YOUR INSTRUCTIONS: Your task is to tally the lines of the listing containing the word "this" and report the figure alone.

RECORDS SHOWN:
★ ★ ★

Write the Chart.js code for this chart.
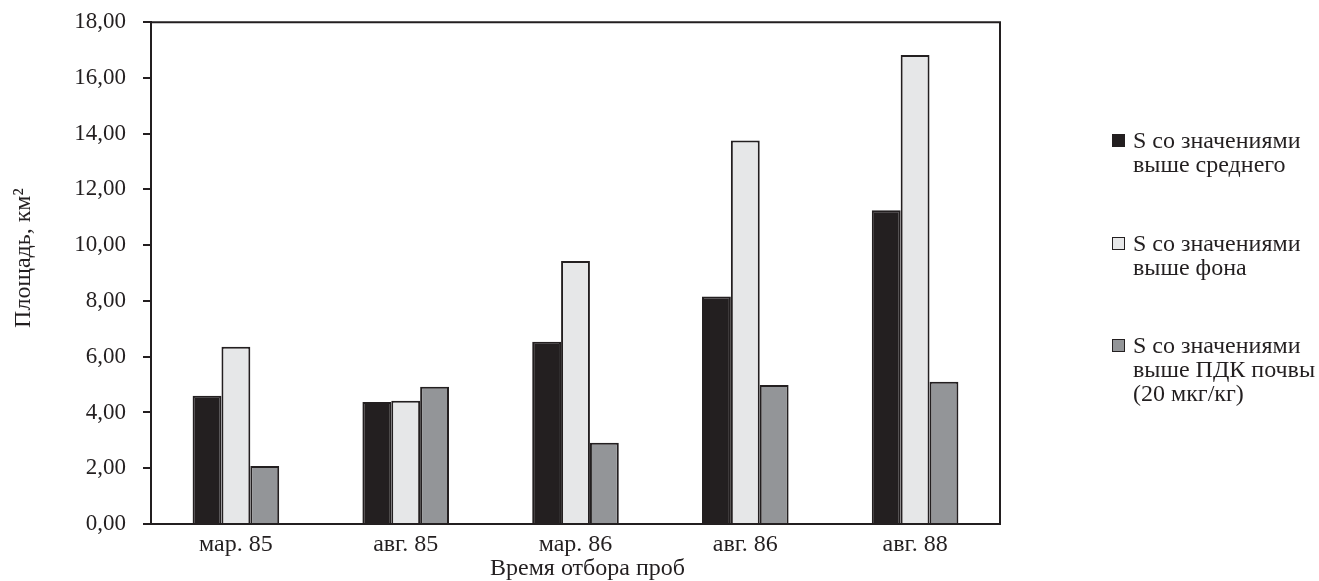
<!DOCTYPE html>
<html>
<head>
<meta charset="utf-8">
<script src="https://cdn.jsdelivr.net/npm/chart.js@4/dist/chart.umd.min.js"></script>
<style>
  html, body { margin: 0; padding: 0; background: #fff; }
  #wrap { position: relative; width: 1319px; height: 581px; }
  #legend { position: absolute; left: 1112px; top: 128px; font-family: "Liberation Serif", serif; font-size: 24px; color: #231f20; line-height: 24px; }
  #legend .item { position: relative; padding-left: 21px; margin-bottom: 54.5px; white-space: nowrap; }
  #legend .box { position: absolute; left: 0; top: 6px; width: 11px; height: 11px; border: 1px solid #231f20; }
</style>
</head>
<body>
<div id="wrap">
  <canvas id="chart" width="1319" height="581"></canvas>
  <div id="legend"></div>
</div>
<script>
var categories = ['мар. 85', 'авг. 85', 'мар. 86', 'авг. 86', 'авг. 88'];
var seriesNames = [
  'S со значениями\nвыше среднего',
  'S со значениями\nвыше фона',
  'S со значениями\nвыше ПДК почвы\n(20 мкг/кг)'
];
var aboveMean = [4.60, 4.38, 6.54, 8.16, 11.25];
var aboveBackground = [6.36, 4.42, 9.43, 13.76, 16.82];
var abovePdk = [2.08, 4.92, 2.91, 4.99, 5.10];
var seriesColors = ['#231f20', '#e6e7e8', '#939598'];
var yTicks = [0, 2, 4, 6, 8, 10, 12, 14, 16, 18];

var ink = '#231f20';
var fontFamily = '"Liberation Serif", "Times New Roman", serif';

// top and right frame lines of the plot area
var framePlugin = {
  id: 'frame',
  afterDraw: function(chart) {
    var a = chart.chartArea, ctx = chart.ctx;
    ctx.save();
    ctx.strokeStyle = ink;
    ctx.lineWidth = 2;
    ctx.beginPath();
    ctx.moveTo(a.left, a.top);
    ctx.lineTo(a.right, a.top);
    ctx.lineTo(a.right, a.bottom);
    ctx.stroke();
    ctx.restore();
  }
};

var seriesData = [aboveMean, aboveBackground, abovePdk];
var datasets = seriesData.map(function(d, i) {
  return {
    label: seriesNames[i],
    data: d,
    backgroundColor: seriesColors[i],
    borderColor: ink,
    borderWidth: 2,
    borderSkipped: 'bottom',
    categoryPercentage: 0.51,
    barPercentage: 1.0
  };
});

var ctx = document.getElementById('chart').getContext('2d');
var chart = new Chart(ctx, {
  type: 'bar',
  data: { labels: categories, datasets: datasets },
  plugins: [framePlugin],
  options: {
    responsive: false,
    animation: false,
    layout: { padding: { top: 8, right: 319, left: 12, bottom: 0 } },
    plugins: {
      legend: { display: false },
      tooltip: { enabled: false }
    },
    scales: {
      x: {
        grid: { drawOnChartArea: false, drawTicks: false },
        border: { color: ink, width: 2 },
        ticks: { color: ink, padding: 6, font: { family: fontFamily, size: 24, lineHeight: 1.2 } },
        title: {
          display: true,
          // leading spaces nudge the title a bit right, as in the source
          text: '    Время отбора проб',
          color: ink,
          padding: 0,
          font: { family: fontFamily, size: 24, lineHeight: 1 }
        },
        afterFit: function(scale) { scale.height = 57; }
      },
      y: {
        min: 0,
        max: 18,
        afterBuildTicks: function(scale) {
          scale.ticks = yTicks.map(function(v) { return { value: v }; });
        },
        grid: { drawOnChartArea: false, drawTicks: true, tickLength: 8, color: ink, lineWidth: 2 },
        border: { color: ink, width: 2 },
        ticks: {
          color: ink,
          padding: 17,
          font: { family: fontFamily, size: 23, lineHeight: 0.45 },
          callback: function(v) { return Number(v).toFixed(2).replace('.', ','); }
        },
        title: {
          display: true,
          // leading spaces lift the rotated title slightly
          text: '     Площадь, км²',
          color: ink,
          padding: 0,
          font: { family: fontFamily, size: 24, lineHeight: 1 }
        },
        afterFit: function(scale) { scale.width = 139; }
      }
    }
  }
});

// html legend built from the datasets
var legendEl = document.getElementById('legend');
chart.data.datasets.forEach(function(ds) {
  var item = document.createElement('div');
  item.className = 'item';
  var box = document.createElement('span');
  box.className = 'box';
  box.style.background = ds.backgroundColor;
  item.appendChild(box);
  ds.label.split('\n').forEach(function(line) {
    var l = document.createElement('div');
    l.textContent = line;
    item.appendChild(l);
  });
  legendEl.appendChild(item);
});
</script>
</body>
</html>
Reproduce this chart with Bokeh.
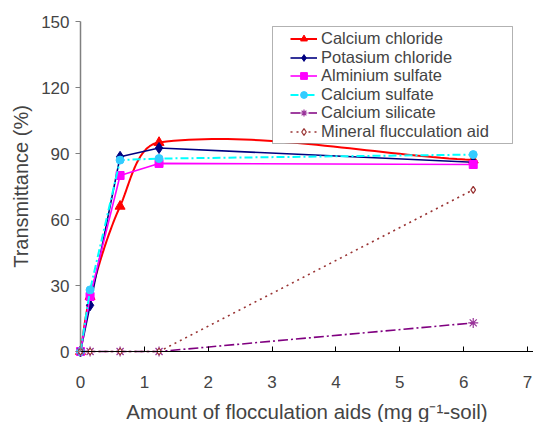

★ ★ ★

EXERCISE ANSWER: 2